Thursday, March 10, 2011

Working the Family Business: The day the ceiling melted

word count 861

She climbed the ladder, a mini vacuum filling her arms and bulky boots covering her feet. Following her father, the girl made her way to the attic space above the carwash bays. With looped cord awkwardly dangling from the unbalanced mini vac, she stepped carefully on to the rafter struts. The attic, lacking a finished floor, had only exposed parallel rafters, 2 by 8s turned on end, on which to navigate. Between the rafters, the girl eyed the thin sheet metal ceiling of the carwash bay below, like an opaque rice paper window separating the two spaces. She wondered about it for only 2 seconds and then heard her father's call, "come over to the next bay ". They were repairing product lines. Each bay had a plastic tube supplying soap to a foaming scrub brush. These lines ran from the equipment room, through the attic space, and into each wash bay. The girl was helping her father make the repair. Always the tool gopher and clean up crew, the girl learned a lot from her father.

The girl often was asked to help with the family business, a self serve and automatic carwash. At age 10, she started off as her father's helper, replenishing soap and wax solutions, collecting dollar bills from the money changer, and filling the various vending machines. Later she, at age 13, would scrub white wall tires, squeegee window shields, and towel dry clean cars. Eventually she, at age 15, would run the automatic carwash, empty 50 gallon sized trash bins, and clean out the washed away muck in the drainage trenches. She was like the son her father never had. The girl was a helper, an assistant, a responsible daughter, heeding her father's steady stream of instructions.

"Come over to the next bay space, don't step between the rafters, stay on the wood" called her father from across the attic space. The few second day-dream was broken and she immediately stepped forward to follow her father's directions. However a problem occurred which sent her back into a dream, a nightmare rather. When she stepped out, her foot did not land on the wood rafter. Somehow, when she made her way forward, she came down in the wrong place. Her clunky booted foot, instead, met with sheet metal, the ceiling of the washing bay 15 feet below. As quick as it bore her weight, it also melted away like butter and she descended as if in a dream. In the nightmare, the mini vacuum, in slow motion, tumbled from her arms, end over end, down, down, down, with cord trailing into the bay below and crashing into a pickup cab roof, startling its owner who lost control of the high pressure washer gun in which he was spraying off his vehicle. The girl was jolted to reality, like an unexpected scare, as if a siren alarm went off in a silent room. Thud; her arm pits caught on the solid rafters. Miraculously, her arm span was exactly perpendicular to the parallel rafter struts, preventing her fall to the bay below. With a hard fast jerk, her outstretched arms stopped her downward momentum. She was stuck. Her legs and torso dangled through the mangled sheet metal ceiling of the carwash bay below. And to her horror and mortification, she realized her sweatshirt was also up to her armpits exposing her torso a stranger below.

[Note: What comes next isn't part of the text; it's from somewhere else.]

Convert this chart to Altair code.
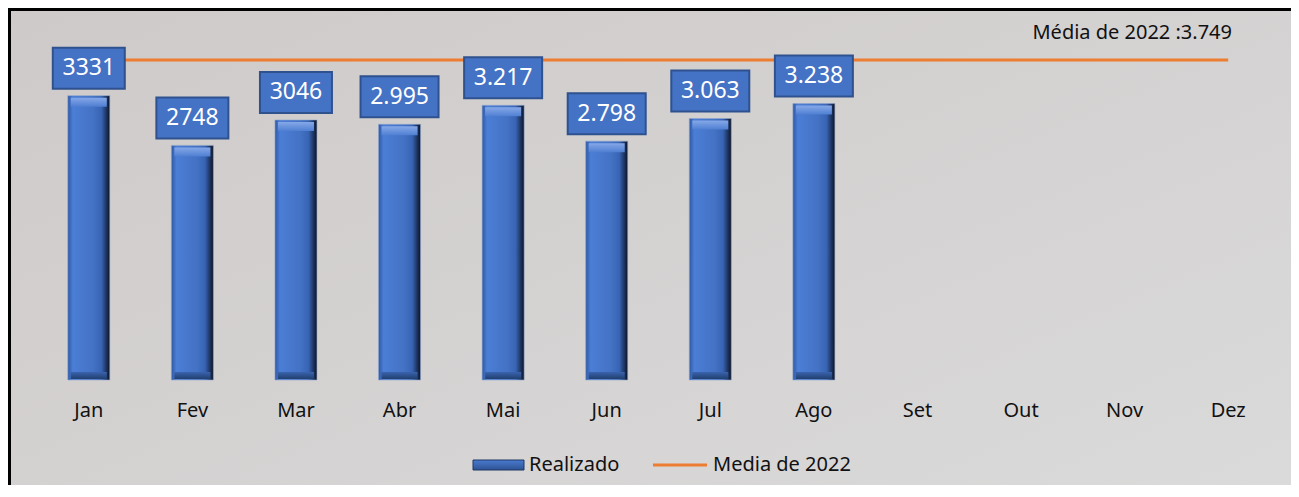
import altair as alt
import pandas as pd

meses = ["Jan", "Fev", "Mar", "Abr", "Mai", "Jun", "Jul", "Ago", "Set", "Out", "Nov", "Dez"]
meses_realizados = ["Jan", "Fev", "Mar", "Abr", "Mai", "Jun", "Jul", "Ago"]
realizado = [3331, 2748, 3046, 2995, 3217, 2798, 3063, 3238]
rotulos = ["3331", "2748", "3046", "2.995", "3.217", "2.798", "3.063", "3.238"]
media_2022 = 3749
media_rotulo = "Média de 2022 :3.749"

df_bar = pd.DataFrame({"mes": meses_realizados, "valor": realizado, "rotulo": rotulos})
df_media = pd.DataFrame({"mes": meses, "media": [media_2022] * len(meses)})
df_one = pd.DataFrame({"k": [0]})

W, H = 1243, 360
FONT = "Noto Sans"

x_enc = alt.X(
    "mes:N",
    sort=meses,
    scale=alt.Scale(domain=meses, paddingInner=0, paddingOuter=0),
    axis=alt.Axis(title=None, labelAngle=0, ticks=False, tickSize=0, domain=False, zindex=1,
                  labelFontSize=20, labelFont=FONT, labelFontWeight="normal",
                  labelColor="#111111", labelPadding=20),
)
y_scale = alt.Scale(domain=[0, 4217], nice=False, zero=True)

bg = alt.Chart(df_one).mark_rect(
    fill=alt.Gradient(gradient="linear", x1=0, y1=0, x2=1, y2=1,
                      stops=[alt.GradientStop(color="#CECAC9", offset=0),
                             alt.GradientStop(color="#DCDCDC", offset=1)]),
    stroke="#000000", strokeWidth=3,
).encode(x=alt.value(-27.5), x2=alt.value(W + 60), y=alt.value(-10.5), y2=alt.value(H + 200))

bar_grad = alt.Gradient(
    gradient="linear", x1=0, y1=0, x2=1, y2=0,
    stops=[alt.GradientStop(color="#2F58A3", offset=0),
           alt.GradientStop(color="#4B7ED6", offset=0.12),
           alt.GradientStop(color="#4472C4", offset=0.6),
           alt.GradientStop(color="#3864B4", offset=0.8),
           alt.GradientStop(color="#1B2F57", offset=0.93),
           alt.GradientStop(color="#0B1426", offset=1)],
)

bars = alt.Chart(df_bar).mark_bar(size=42, color=bar_grad, stroke="#8FA6CF", strokeWidth=0.6).encode(
    x=x_enc, y=alt.Y("valor:Q", scale=y_scale, axis=None)
)

bevel_top = alt.Chart(df_bar).mark_bar(
    size=36,
    color=alt.Gradient(gradient="linear", x1=0, y1=0, x2=0, y2=1,
                       stops=[alt.GradientStop(color="#86A8E8", offset=0),
                              alt.GradientStop(color="#4F7FD2", offset=1)]),
    yOffset=2, y2Offset=11,
).encode(x=x_enc, y=alt.Y("valor:Q", scale=y_scale, axis=None), y2="valor:Q")

bevel_bot = alt.Chart(df_bar).mark_bar(
    size=36,
    color=alt.Gradient(gradient="linear", x1=0, y1=0, x2=0, y2=1,
                       stops=[alt.GradientStop(color="#3A63AE", offset=0),
                              alt.GradientStop(color="#22406F", offset=1)]),
    yOffset=-8, y2Offset=-1,
).encode(x=x_enc, y=alt.Y(datum=0, scale=y_scale, axis=None), y2=alt.Y2(datum=0))

line = alt.Chart(df_media).mark_line(color="#ED7D31", strokeWidth=3).encode(
    x=x_enc, y=alt.Y("media:Q", scale=y_scale, axis=None)
)

boxes = alt.Chart(df_bar).transform_calculate(
    bw="indexof(datum.rotulo, '.') >= 0 ? 78 : 72"
).mark_bar(color="#4472C4", stroke="#2F528F", strokeWidth=2, yOffset=-48, y2Offset=-7).encode(
    x=x_enc,
    y=alt.Y("valor:Q", scale=y_scale, axis=None),
    y2="valor:Q",
    size=alt.Size("bw:Q", scale=None, legend=None),
)

labels = alt.Chart(df_bar).mark_text(
    color="white", fontSize=23, font=FONT, fontWeight="normal",
    baseline="middle", align="center", dy=-27.5
).encode(x=x_enc, y=alt.Y("valor:Q", scale=y_scale, axis=None), text="rotulo:N")

annot = alt.Chart(df_one).mark_text(
    text=media_rotulo, fontSize=20, font=FONT, fontWeight="normal", color="#111111",
    align="right", baseline="middle"
).encode(x=alt.value(1195), y=alt.value(13))

# legend
leg_bar = alt.Chart(df_one).mark_rect(
    fill=alt.Gradient(gradient="linear", x1=0, y1=0, x2=0, y2=1,
                      stops=[alt.GradientStop(color="#4A7BD0", offset=0),
                             alt.GradientStop(color="#2E5394", offset=1)]),
    stroke="#1F3864", strokeWidth=1,
).encode(x=alt.value(436), x2=alt.value(487), y=alt.value(440), y2=alt.value(450))
leg_bar_txt = alt.Chart(df_one).mark_text(
    text="Realizado", fontSize=20, font=FONT, fontWeight="normal", color="#111111",
    align="left", baseline="middle"
).encode(x=alt.value(492), y=alt.value(445))
leg_line = alt.Chart(df_one).mark_rule(color="#ED7D31", strokeWidth=3).encode(
    x=alt.value(616), x2=alt.value(670), y=alt.value(445)
)
leg_line_txt = alt.Chart(df_one).mark_text(
    text="Media de 2022", fontSize=20, font=FONT, fontWeight="normal", color="#111111",
    align="left", baseline="middle"
).encode(x=alt.value(676), y=alt.value(445))

chart = alt.layer(
    bg, line, bars, bevel_top, bevel_bot, boxes, labels, annot,
    leg_bar, leg_bar_txt, leg_line, leg_line_txt,
).properties(
    width=W, height=H,
    autosize=alt.AutoSizeParams(type="none"),
    padding={"left": 29, "top": 12, "right": 11, "bottom": 105},
).configure_view(stroke=None).configure(background="white")

chart.save("out.html", embed_options={"renderer": "svg", "actions": False})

At the same instant, her father and a shell shocked customer bolted into action. The father saw his daughter disappear. The customer unexpectedly found a body crashing through the ceiling while washing his truck. The customer climbed up on top of his pickup cab roof and wrapped his arms around the girl's torso, trying to save her. The father deftly ran across the rafters and grabbed hold of the girl's shoulders. They all pulled at once, not knowing the other's action. The father yanked up, the customer heaved down, and the girl stuck in the middle. Confusion and self consciousness flooded the girl's body but before she had time to utter a word, she was catapulted to safety. The father had the upper hand and adrenalin strength to pull his girl out of harm. And as quick as he saved his daughter, he was off to take care of the damage done to the stunned customer, offering a free carwash for his trouble.

The day the girl melted through the carwash ceiling ended early. She was sent home to recover from the shock and embarrassment of her missed step. She learned a valuable lesson about ceilings and rafters that day but she was back on the job the next weekend. Working in the family business was a good experience. It gave the girl a sense of confidence and competence for the mechanical world. Having responsibility at an early age allowed her to develop attributes of diligence and problem solving in real life circumstances. However the most valuable asset received from the family business but one not appreciated until adulthood was the instruction and attention given to the girl by her father, truly a time-released treasure.